Microsoft is banning alternative browser on the upcoming ARM-based Windows 8 platform, or so Mozilla is claiming. It seems as though this could be an anti-competitive practice in which Microsoft may end up getting sued. But, let's examine the reasons that Microsoft isn't allowing alternative browsers. Trust me, you'll get quite the laugh.
"They're trying to make a new version of their operating system which denies their users choice, competition, and innovation," said Harvey Anderson, Mozilla's general counsel. "Making IE the only browser on that platform is a complete return to the digital dark ages when there was only one browser on the Windows platform."
Microsoft Deputy General Counsel David Heiner told Mozilla the reasons they wouldn't be able to write a browser for Windows 8 ARM, Anderson said:
- ARM processors, which power virtually all iOS, Android, and Windows Phone smartphones and tablets today, are different from the x86 chips that power PCs. The chips have new requirements for security and power management, and Microsoft is the only one who can meet those needs.
- Windows RT -- the version of Windows 8 geared for ARM devices -- "isn't Windows anymore."
"First, Microsoft has a browser that runs in Classic mode on Windows ARM. They are not allowing us that same access to run our browser on Classic. Second, Microsoft has a browser that runs in Metro mode on Windows ARM that has access to rich APIs that they are denying to third-party Metro browsers on Windows ARM," Dotzler told CNET. "So, we are denied the ability to deliver any browser on Classic, and we are denied the ability to build a competitive browser on Metro."
Let's start with reason number 1 above.

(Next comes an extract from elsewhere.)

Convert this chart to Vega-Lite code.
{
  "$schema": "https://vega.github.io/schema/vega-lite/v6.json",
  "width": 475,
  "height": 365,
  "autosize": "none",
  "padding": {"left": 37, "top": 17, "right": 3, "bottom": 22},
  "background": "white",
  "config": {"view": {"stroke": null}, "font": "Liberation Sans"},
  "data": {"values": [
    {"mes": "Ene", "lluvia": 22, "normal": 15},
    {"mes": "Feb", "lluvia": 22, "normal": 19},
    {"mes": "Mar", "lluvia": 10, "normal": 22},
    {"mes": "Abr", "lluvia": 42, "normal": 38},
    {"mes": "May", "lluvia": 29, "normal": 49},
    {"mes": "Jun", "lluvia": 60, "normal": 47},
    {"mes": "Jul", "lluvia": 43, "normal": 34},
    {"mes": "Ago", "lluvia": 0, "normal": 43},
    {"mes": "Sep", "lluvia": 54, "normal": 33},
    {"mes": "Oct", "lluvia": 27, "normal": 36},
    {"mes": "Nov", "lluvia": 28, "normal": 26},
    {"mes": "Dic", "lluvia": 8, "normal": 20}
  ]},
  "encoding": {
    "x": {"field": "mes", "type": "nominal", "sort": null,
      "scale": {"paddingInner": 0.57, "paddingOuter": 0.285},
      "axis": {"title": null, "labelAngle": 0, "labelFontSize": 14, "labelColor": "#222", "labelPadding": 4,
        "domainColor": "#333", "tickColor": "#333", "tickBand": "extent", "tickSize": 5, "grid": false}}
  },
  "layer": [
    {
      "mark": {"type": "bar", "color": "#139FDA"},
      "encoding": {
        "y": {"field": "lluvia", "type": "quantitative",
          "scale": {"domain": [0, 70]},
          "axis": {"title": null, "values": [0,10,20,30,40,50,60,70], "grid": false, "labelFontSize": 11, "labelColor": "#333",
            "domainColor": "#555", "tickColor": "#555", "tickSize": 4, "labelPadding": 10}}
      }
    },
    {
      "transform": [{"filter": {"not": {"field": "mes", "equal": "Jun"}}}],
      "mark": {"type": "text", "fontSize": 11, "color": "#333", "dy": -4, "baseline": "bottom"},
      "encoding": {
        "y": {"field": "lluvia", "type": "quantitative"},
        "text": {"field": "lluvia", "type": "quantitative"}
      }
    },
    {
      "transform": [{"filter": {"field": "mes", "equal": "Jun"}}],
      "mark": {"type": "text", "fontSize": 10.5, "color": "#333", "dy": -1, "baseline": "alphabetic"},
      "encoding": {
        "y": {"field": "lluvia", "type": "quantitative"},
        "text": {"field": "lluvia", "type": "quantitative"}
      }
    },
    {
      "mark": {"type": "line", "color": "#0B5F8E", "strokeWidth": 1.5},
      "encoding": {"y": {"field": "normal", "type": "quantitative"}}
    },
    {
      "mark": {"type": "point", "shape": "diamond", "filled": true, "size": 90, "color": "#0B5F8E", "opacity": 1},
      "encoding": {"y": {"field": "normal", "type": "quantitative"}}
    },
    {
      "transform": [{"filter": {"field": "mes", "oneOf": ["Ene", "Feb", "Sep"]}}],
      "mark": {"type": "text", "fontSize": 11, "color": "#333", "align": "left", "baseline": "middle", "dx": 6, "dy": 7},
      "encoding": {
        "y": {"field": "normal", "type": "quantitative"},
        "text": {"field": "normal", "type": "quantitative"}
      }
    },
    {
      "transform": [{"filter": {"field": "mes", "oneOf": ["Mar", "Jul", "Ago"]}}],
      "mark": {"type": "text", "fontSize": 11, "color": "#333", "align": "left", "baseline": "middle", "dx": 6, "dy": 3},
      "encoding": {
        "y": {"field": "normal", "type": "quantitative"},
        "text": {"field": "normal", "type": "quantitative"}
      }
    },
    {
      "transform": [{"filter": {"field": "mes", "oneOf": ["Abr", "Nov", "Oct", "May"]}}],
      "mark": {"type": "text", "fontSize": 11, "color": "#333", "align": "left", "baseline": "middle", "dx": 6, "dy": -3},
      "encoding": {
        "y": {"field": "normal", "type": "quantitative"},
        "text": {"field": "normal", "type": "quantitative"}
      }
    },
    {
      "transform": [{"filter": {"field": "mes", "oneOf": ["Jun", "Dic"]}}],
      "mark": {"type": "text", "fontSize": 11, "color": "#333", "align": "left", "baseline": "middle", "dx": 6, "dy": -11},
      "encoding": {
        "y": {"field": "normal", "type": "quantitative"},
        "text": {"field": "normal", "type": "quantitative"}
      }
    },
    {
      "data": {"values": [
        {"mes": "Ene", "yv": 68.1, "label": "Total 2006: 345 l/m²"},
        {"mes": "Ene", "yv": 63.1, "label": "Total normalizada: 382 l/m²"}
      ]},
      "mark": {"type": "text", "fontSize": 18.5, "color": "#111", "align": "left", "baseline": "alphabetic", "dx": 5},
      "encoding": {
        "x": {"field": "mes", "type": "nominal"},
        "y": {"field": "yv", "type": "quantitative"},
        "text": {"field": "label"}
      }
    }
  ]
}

How often has Microsoft written software that has security holes or wastes resources? If you're thinking what I am, you're thinking near all of the time. Anderson agrees: "I trust Firefox before I trust IE. That's one of the key reasons Firefox took off."
Reason 2 above is somewhat acceptable, but at the same time is stifling competition. Anderson of course disagrees with this argument as well: "The idea that it's not Windows it doesn't make sense." Microsoft appears to be taking a page out of the iOS book and locking down applications in order to provide a better user experience, but is it better for the customer?